Pour sa 50e édition, le Festival international de la bande dessinée d’Angoulême avait choisi de mettre à l’honneur l’auteur Bastien Vivès, en lui consacrant une exposition « Carte Blanche »… et l’a déprogrammée.
Bastien Vivès est un auteur bien connu dans le microcosme de la bande dessinée, son travail suscite une désapprobation de la part de plusieurs personnes issues du milieu. Ses bandes dessinées sont jugées, pour la plupart, misogynes et, pour d’autres, relevant de pédopornographie. La complaisance dont l’auteur a profité jusque-là est inacceptable, et son exposition au Festival de la bande dessinée a été le déclencheur d’une vague de contestations sur les réseaux sociaux. L’annonce de cette programmation crée donc un retentissement qui, pour la première fois, se propage au-delà de la sphère de la bande dessinée.
Incompréhension de l’indignation suscitée
Après cette mise en lumière, le Festival de la bande dessinée a décidé de déprogrammer l’exposition, pour la sécurité de l’auteur. Ce communiqué du Festival est une mince victoire. Certes, nous avons réussi à montrer, en tant que public mais aussi en tant que créateurices, que nous ne cautionions pas ce type de propos et de contenus, mais le communiqué est aussi insuffisant. Il témoigne de la non-compréhension de notre indignation à l’égard du contenu des bandes dessinées de Bastien Vivès, voire il tient de la provocation.
En effet, nous pensons que les justifications données par l’auteur et la défense du Festival sont révélatrices d’un système misogyne bien ficelé. Le milieu de la bande dessinée n’est pas exempt de ces mécanismes.
Il ne fait aucun doute que les livres de Bastien Vivès banalisent les images pédopornographiques, et que la caricature, décrite par l’auteur avec « l’hypertrophie des corps », ne tombe pas sous le sens. Il le dit lui-même. Il souhaite provoquer l’excitation de son lecteur à travers l’expression de ses propres fantasmes, que ce soit sur les questions de l’inceste ou des corps féminins, toujours hypersexualisés, stéréotypés.
Provocation ou fascination ?
Les récentes déclarations de l’auteur insistent sur le caractère provocateur et la manière dont les lecteurices sont supposés comprendre son œuvre. On peut se demander, à juste titre, s’il s’agit seulement de provocation. Comme l’a (enfin) relevé le journal Libération dans son article du 16 décembre, dès 2005, l’auteur a écrit sur un forum (Catsuka) être fasciné, voire excité, par ce qu’il décrit lui-même comme des dessins pédopornographiques.
En outre, il est important de rappeler que le lecteur porte un regard subjectif et que l’intention de l’auteur n’est pas garante de la réception de son œuvre par le public. En ce sens, l’auteur est responsable de ce qu’il produit et de la portée du contenu de ses œuvres.

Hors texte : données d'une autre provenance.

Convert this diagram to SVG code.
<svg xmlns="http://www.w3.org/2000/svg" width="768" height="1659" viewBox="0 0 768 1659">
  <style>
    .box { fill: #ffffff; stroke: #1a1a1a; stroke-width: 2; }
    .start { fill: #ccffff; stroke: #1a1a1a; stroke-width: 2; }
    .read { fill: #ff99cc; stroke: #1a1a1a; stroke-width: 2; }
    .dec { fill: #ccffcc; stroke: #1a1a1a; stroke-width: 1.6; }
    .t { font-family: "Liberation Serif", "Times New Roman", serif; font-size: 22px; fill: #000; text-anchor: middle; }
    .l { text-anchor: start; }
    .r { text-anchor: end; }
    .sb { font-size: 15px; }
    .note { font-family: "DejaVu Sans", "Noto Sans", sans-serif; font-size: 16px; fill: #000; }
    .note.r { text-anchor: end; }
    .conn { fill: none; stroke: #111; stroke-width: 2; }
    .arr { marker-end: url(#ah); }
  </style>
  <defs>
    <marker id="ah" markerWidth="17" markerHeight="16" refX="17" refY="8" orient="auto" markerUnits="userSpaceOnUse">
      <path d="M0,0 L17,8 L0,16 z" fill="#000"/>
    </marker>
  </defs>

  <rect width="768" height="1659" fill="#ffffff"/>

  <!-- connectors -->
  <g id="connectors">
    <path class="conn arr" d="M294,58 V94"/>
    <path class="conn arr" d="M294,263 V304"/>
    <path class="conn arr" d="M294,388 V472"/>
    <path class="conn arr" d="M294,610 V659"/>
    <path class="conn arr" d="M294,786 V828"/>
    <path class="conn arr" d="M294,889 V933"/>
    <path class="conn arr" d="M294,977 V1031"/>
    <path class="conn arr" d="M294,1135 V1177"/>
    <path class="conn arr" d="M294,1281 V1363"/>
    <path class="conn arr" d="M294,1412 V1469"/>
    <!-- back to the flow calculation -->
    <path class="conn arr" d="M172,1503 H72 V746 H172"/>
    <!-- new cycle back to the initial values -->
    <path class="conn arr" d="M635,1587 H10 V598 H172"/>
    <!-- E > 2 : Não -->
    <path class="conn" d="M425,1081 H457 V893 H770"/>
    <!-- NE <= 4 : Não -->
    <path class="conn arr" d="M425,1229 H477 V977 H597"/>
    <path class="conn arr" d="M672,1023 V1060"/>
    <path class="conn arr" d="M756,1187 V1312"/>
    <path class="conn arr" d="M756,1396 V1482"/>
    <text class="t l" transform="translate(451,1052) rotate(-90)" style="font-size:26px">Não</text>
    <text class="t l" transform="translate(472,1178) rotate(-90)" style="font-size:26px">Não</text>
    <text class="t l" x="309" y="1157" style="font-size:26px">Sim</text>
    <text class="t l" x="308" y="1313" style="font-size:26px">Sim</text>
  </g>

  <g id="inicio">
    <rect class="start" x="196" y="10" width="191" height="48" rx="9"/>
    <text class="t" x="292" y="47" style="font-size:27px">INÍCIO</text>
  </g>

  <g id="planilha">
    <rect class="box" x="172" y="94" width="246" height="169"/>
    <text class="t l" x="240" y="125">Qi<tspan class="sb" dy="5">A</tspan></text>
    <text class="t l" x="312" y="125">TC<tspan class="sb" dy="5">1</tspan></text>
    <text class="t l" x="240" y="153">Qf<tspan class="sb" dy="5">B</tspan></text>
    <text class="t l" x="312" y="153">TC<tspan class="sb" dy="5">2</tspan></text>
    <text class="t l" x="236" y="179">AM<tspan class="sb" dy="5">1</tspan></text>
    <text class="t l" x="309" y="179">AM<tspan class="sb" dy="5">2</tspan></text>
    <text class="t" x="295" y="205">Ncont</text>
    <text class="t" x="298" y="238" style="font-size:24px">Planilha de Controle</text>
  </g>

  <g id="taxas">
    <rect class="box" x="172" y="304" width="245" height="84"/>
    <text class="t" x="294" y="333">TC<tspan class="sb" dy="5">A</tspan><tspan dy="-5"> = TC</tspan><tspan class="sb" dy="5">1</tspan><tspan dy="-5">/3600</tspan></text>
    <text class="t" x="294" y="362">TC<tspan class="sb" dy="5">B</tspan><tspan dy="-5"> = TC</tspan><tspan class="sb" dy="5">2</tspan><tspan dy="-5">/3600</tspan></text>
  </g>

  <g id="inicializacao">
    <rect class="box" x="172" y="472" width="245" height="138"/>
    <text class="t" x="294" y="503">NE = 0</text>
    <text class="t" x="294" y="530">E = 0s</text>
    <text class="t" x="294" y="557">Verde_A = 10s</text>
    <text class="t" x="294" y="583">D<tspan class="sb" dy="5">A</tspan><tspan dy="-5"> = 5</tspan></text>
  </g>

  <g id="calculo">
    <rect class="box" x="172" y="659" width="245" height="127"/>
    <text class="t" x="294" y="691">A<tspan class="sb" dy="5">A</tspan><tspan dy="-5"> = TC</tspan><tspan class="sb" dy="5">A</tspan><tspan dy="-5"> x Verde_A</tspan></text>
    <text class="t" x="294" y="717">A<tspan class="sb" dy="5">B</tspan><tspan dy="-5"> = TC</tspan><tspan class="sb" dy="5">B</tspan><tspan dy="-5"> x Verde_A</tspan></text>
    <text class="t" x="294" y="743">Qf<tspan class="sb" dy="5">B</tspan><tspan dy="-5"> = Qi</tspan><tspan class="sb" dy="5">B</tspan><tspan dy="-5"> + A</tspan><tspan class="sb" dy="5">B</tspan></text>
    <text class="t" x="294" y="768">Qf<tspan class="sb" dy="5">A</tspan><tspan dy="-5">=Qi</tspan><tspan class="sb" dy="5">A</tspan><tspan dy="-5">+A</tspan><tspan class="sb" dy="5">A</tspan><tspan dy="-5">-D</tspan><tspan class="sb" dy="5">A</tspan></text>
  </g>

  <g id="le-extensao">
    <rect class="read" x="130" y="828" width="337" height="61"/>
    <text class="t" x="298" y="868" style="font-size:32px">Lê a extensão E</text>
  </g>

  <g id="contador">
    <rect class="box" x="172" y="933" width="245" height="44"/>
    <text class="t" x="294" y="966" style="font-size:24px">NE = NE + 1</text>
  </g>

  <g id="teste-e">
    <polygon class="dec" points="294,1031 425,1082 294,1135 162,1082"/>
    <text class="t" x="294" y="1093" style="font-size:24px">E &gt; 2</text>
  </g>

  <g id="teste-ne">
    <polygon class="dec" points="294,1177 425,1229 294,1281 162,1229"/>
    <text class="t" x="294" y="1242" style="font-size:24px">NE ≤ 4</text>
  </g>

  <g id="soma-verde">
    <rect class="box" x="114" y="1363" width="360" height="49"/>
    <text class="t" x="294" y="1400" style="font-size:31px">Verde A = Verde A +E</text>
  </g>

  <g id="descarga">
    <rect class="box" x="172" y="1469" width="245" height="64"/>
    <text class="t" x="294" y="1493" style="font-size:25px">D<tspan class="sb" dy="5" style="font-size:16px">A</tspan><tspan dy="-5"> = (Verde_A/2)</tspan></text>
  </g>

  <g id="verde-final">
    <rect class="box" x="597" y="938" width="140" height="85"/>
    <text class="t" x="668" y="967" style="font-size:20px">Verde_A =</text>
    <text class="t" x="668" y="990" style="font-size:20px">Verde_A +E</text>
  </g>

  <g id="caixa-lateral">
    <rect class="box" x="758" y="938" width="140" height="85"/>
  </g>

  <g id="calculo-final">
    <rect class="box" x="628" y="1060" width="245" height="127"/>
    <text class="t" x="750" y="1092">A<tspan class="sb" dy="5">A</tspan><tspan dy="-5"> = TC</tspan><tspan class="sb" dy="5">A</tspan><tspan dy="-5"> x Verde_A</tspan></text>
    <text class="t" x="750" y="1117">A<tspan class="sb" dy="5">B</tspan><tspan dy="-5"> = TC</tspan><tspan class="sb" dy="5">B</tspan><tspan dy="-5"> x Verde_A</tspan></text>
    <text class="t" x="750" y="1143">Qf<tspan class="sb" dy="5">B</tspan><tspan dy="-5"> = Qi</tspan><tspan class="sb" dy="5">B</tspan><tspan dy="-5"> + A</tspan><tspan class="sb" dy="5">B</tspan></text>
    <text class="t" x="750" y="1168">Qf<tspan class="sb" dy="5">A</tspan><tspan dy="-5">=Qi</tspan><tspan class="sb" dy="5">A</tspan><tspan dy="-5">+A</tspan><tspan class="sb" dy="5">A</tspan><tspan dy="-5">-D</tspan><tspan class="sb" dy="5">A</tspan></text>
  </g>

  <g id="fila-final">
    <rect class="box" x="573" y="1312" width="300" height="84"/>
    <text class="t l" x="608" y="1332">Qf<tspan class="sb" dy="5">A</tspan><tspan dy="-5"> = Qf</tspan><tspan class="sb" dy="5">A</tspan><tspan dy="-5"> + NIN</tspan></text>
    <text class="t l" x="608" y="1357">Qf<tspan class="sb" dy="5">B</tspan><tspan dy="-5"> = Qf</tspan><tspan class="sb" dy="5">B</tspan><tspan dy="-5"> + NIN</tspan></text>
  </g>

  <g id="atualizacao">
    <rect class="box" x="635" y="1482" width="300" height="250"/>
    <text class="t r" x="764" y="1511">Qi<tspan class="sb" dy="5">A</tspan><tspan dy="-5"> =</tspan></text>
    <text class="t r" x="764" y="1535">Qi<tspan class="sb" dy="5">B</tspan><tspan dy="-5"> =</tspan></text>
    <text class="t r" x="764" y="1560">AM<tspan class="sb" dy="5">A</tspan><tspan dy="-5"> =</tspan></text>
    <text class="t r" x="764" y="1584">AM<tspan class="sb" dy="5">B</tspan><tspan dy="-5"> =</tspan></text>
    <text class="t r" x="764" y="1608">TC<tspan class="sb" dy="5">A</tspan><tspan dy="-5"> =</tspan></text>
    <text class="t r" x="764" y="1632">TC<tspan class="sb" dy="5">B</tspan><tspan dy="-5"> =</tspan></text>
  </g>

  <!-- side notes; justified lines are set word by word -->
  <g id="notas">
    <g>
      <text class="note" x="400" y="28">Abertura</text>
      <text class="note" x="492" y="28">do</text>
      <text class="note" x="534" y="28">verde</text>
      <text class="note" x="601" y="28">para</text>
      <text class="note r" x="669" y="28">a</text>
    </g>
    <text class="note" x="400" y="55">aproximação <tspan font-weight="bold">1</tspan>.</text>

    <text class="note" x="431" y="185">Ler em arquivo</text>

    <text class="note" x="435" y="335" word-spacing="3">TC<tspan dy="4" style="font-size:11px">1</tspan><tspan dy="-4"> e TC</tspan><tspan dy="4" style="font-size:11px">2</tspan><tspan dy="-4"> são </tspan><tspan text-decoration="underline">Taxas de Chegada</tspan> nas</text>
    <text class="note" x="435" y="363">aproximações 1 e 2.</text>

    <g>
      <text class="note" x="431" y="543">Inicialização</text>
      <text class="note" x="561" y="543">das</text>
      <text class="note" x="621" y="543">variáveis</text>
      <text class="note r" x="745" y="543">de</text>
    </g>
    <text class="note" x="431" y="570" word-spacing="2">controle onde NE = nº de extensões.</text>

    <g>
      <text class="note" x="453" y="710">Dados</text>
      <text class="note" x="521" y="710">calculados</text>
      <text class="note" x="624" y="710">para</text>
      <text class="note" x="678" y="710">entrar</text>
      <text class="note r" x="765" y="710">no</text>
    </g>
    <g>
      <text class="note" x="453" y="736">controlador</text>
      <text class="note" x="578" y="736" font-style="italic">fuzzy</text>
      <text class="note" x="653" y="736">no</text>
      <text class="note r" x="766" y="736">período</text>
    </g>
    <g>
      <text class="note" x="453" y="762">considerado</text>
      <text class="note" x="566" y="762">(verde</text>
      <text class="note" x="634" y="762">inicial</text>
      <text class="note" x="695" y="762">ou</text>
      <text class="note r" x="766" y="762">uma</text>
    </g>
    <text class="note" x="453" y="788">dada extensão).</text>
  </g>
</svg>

Le débat n’est pas sur le plan de la liberté d’expression
Il s’agit pour nous, de décentrer le débat stérile sur la « liberté d’expression » en opposition à la « censure puritaine », pour aborder concrètement la signification de l’expression par le dessin de la pédopornographie, d’avoir une réflexion de fond sur ce que disent ses œuvres à ce sujet.
Il est donc nécessaire de poser les questions différemment : l’auteur peut-il affirmer que pour certains de ses lecteurs, les images produites ne vont pas être prises comme une vérité, celle qui consiste à dire que les enfants peuvent consentir à des rapports sexuels avec des adultes ? D’où peuvent provenir ces biais de réalité ? Cette banalisation et cette tolérance dans la société ont-elles des conséquences sur la prévention des actes pédocriminels et incestueux ? L’auteur peut-il affirmer que ce type de contenu n’encourage pas le processus du passage à l’acte ? Pourquoi la loi interdit-elle ce genre de représentation ? Que disent les associations de victimes et les études à ce sujet ? De quelle manière peut-on parler de l’inceste, de la pédocriminalité dans une œuvre ?
Nous avons une petite idée des réponses à toutes ces questions, et nous encourageons vivement tous ceux qui ont pris la défense et offert des tribunes à l’auteur, à se les poser aussi. Et enfin, d’abandonner le prisme de la censure et de se dire que l’on fait le choix éclairé de ne pas promouvoir, ni consommer ce type de contenu.